- Film poster
- Directed by: Ryszard Bugajski
- Written by: Ryszard Bugajski
- Starring: Maria Mamona
- Cinematography: Arkadiusz Tomiak
- Release dates: 9 September 2016 (TIFF); 21 October 2016 (Poland);
- Running time: 110 minutes
- Country: Poland
- Language: Polish

= Blindness (2016 film) =

2016 film

Blindness (Zaćma) is a 2016 Polish drama film directed by Ryszard Bugajski.

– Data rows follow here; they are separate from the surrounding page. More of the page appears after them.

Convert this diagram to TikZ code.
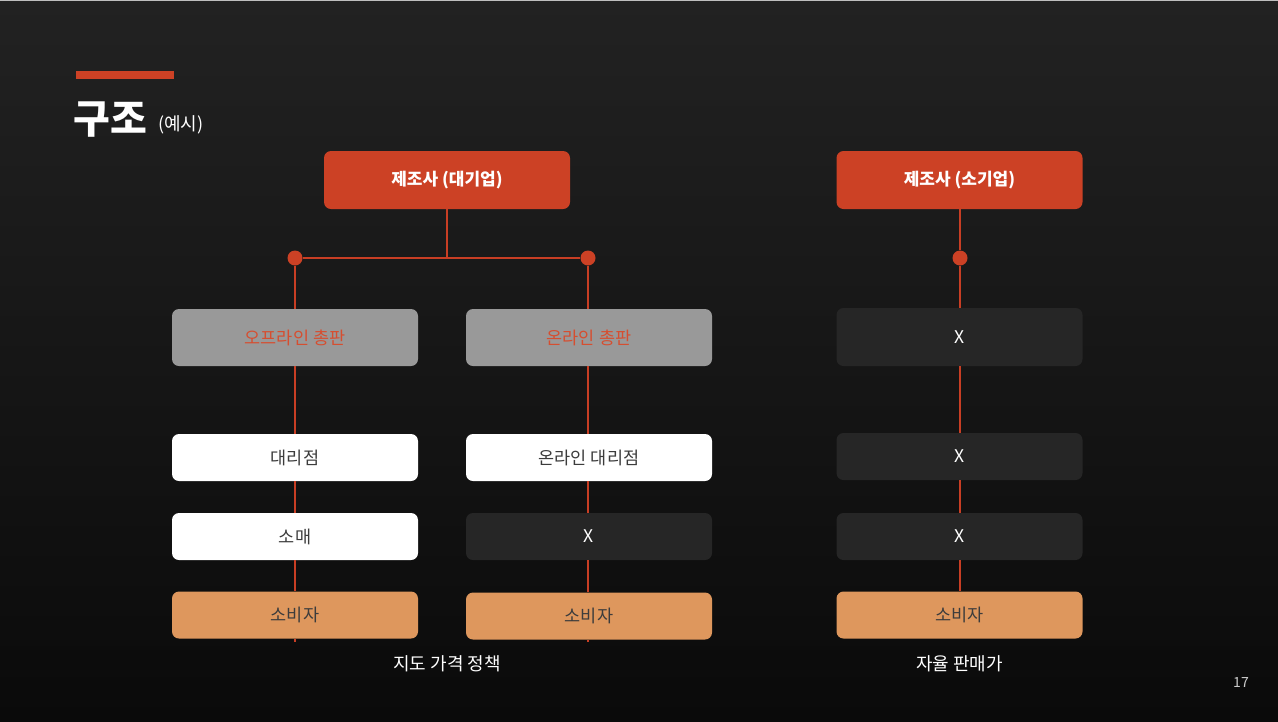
\documentclass[tikz,border=0pt]{standalone}
\usepackage{fontspec}
\setmainfont{Noto Sans CJK KR}
\newfontfamily\kr{Noto Sans CJK KR}
\definecolor{bgtop}{RGB}{34,34,34}
\definecolor{bgbot}{RGB}{10,10,10}
\definecolor{brand}{RGB}{204,65,37}
\definecolor{linec}{RGB}{200,62,36}
\definecolor{greybox}{RGB}{153,153,153}
\definecolor{darkbox}{RGB}{38,38,38}
\definecolor{orangebox}{RGB}{222,151,93}
\definecolor{darktext}{RGB}{60,60,60}
\definecolor{redtext}{RGB}{214,78,48}
\tikzset{
  box/.style={rounded corners=7pt, minimum width=246pt, minimum height=47pt, inner sep=0pt, font=\kr\fontsize{17.5}{20}\selectfont},
  topbox/.style={box, fill=brand, minimum height=58pt, text=white, font=\kr\bfseries\fontsize{17}{20}\selectfont},
  greyb/.style={box, fill=greybox, minimum height=57pt, text=redtext},
  whiteb/.style={box, fill=white, text=darktext},
  darkb/.style={box, fill=darkbox, text=white},
  orangeb/.style={box, fill=orangebox, text=darktext},
  dot/.style={circle, fill=brand, minimum size=15pt, inner sep=0pt},
  conn/.style={draw=linec, line width=1.2pt},
  caption/.style={text=white, font=\kr\fontsize{18}{22}\selectfont}
}
\begin{document}
\begin{tikzpicture}[x=1pt,y=-1pt]
\useasboundingbox (0,0) rectangle (1278,721);
\shade[top color=bgtop, bottom color=bgbot] (0,0) rectangle (1278,721);
\fill[white!75!black] (0,0) rectangle (1278,1.2);
% title
\fill[brand] (76,71) rectangle (174,79);
\node[anchor=base west, inner sep=0pt, text=white, font=\kr\bfseries\fontsize{40}{44}\selectfont] (title) at (73,133) {구조};
\node[anchor=base west, inner sep=0pt, text=white, font=\kr\fontsize{18}{22}\selectfont] (sub) at (158,130) {(예시)};
% top nodes
\node[topbox] (t1) at (447,180) {제조사 (대기업)};
\node[topbox] (t2) at (959.5,180) {제조사 (소기업)};
% dots
\node[dot] (dl) at (295,258) {};
\node[dot] (dm) at (588,258) {};
\node[dot] (dr) at (960,258) {};
\coordinate (tj) at (447,258);
% column left
\node[greyb] (a1) at (295,337.5) {오프라인 총판};
\node[whiteb] (a2) at (295,457.5) {대리점};
\node[whiteb] (a3) at (295,536.5) {소매};
\node[orangeb] (a4) at (295,615) {소비자};
% column middle
\node[greyb] (b1) at (589,337.5) {온라인 총판};
\node[whiteb] (b2) at (589,457.5) {온라인 대리점};
\node[darkb] (b3) at (589,536.5) {X};
\node[orangeb] (b4) at (589,616) {소비자};
% column right
\node[darkb, minimum height=58pt] (c1) at (959.5,337) {X};
\node[darkb] (c2) at (959.5,456.5) {X};
\node[darkb] (c3) at (959.5,536.5) {X};
\node[orangeb] (c4) at (959.5,615) {소비자};
% connectors
\draw[conn] (t1.south) -- (tj);
\draw[conn] (dl) -- (dm);
\draw[conn] (t2.south -| dr) -- (dr);
\draw[conn] (dl) -- (a1.north -| dl);
\draw[conn] (a1.south -| dl) -- (a2.north -| dl);
\draw[conn] (a2.south -| dl) -- (a3.north -| dl);
\draw[conn] (a3.south -| dl) -- (a4.north -| dl);
\coordinate (aend) at ([yshift=-3pt]a4.south -| dl);
\draw[conn] (a4.south -| dl) -- (aend);
\draw[conn] (dm) -- (b1.north -| dm);
\draw[conn] (b1.south -| dm) -- (b2.north -| dm);
\draw[conn] (b2.south -| dm) -- (b3.north -| dm);
\draw[conn] (b3.south -| dm) -- (b4.north -| dm);
\coordinate (bend) at ([yshift=-2pt]b4.south -| dm);
\draw[conn] (b4.south -| dm) -- (bend);
\draw[conn] (dr) -- (c1.north -| dr);
\draw[conn] (c1.south -| dr) -- (c2.north -| dr);
\draw[conn] (c2.south -| dr) -- (c3.north -| dr);
\draw[conn] (c3.south -| dr) -- (c4.north -| dr);
% captions
\node[caption] (cap1) at (447,664) {지도 가격 정책};
\node[caption] (cap2) at (959.5,664) {자율 판매가};
\node[text=white!80!black, font=\kr\fontsize{14}{16}\selectfont] (pg) at (1241,682) {17};
\end{tikzpicture}
\end{document}
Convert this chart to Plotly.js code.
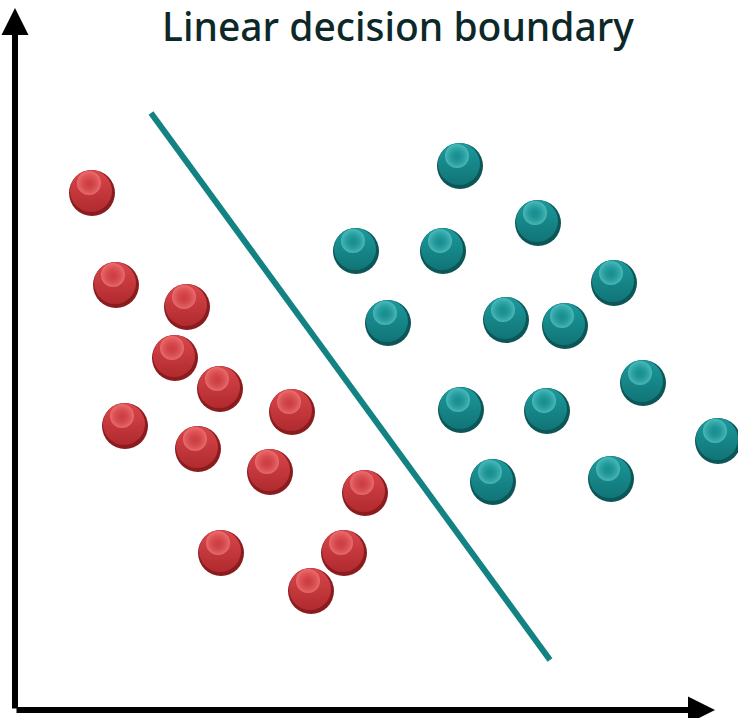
<!DOCTYPE html>
<html>
<head>
<meta charset="utf-8">
<script src="https://cdn.plot.ly/plotly-3.0.1.min.js"></script>
<style>html,body{margin:0;padding:0;background:#fff;}#chart{width:738px;height:718px;}</style>
</head>
<body>
<div id="chart"></div>
<script>
// Class A (red) points
const redX = [77, 101, 172, 160, 205, 110, 277, 183, 255, 350, 206, 329, 296];
const redY = [517, 425, 403, 352, 321, 284, 298, 261, 238, 217, 157, 157, 119];
// Class B (teal) points
const tealX = [445, 523, 341, 428, 599, 373, 491, 550, 628, 446, 532, 703, 478, 596];
const tealY = [544, 487, 459, 459, 427, 387, 390, 384, 327, 300, 299, 269, 228, 231];
// Decision boundary endpoints
const boundaryX = [136, 535];
const boundaryY = [597, 50];
const titleText = "Linear decision boundary";

function sphere(xs, ys, top, bottom, rim, hi, hiEdge) {
  const rimT = {
    x: xs, y: ys, type: 'scatter', mode: 'markers', hoverinfo: 'skip',
    marker: {size: 46, color: rim, line: {width: 0}}
  };
  const body = {
    x: xs.map(v => v - 1), y: ys.map(v => v + 2), type: 'scatter', mode: 'markers', hoverinfo: 'skip',
    marker: {size: 42, color: top, line: {width: 0},
             gradient: {type: 'vertical', color: bottom}}
  };
  const shine = {
    x: xs.map(v => v - 3), y: ys.map(v => v + 10), type: 'scatter', mode: 'markers', hoverinfo: 'skip',
    marker: {size: 24, color: hi, line: {width: 0},
             gradient: {type: 'radial', color: hiEdge}}
  };
  return [rimT, body, shine];
}

const traces = [
  {x: boundaryX, y: boundaryY, type: 'scatter', mode: 'lines', hoverinfo: 'skip',
   line: {color: '#128282', width: 6}},
  ...sphere(redX, redY, '#d9474b', '#b02a2e', '#8a1c1f', 'rgba(240,120,120,0.8)', 'rgba(217,71,75,0)'),
  ...sphere(tealX, tealY, '#1b9a9c', '#117476', '#0c5658', 'rgba(90,195,195,0.8)', 'rgba(27,154,156,0)')
];

const layout = {
  width: 738, height: 718,
  margin: {l: 0, r: 0, t: 0, b: 0},
  paper_bgcolor: '#ffffff', plot_bgcolor: '#ffffff',
  showlegend: false,
  title: {text: titleText, x: 398/738, xanchor: 'center', xref: 'paper',
          y: 1 - 27/718, yanchor: 'middle', yref: 'container',
          font: {family: 'Noto Sans, Open Sans, sans-serif', size: 39, weight: 500, color: '#0c2828'}},
  xaxis: {range: [-15, 723], visible: false, fixedrange: true},
  yaxis: {range: [-8, 710], visible: false, fixedrange: true},
  annotations: [
    {x: 0, y: 702, ax: 0, ay: 0, xref: 'x', yref: 'y', axref: 'x', ayref: 'y',
     showarrow: true, arrowhead: 2, arrowsize: 0.9, arrowwidth: 6, arrowcolor: '#000', text: ''},
    {x: 700, y: 0, ax: 0, ay: 0, xref: 'x', yref: 'y', axref: 'x', ayref: 'y',
     showarrow: true, arrowhead: 2, arrowsize: 0.9, arrowwidth: 6, arrowcolor: '#000', text: ''}
  ]
};

Plotly.newPlot('chart', traces, layout, {displayModeBar: false, staticPlot: true});
</script>
</body>
</html>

It was screened in the Contemporary World Cinema section at the 2016 Toronto International Film Festival.

==Cast==
- Maria Mamona as Julia Brystygier
- Malgorzata Zajaczkowska as Sister Benedicta
- Janusz Gajos as Father Cieciorka
- Marek Kalita as The Primate, Cardinal Wyszynski
- Bartosz Porczyk as Prisoner
- Kazimierz Kaczor as Mourner
- Slawomir Orzechowski as Caretaker
- Marcin Tronski as Bartender

== Plot ==
The action of the film takes place in the second half of the 1950s in Warsaw and the Institute for the Blind in Laski. Julia Brystiger is no longer an officer of the security apparatus of the People's Republic of Poland, she works as an editor in a publishing house and is now investigated by the Security Services herself. Looking for spiritual advice, she tries to meet with Primate Stefan Wyszyński. Before she confronts the Primate of the Millennium, Julia will have to convince a nun who is experiencing a crisis of faith and a priest who was blinded by the security service during the interrogation.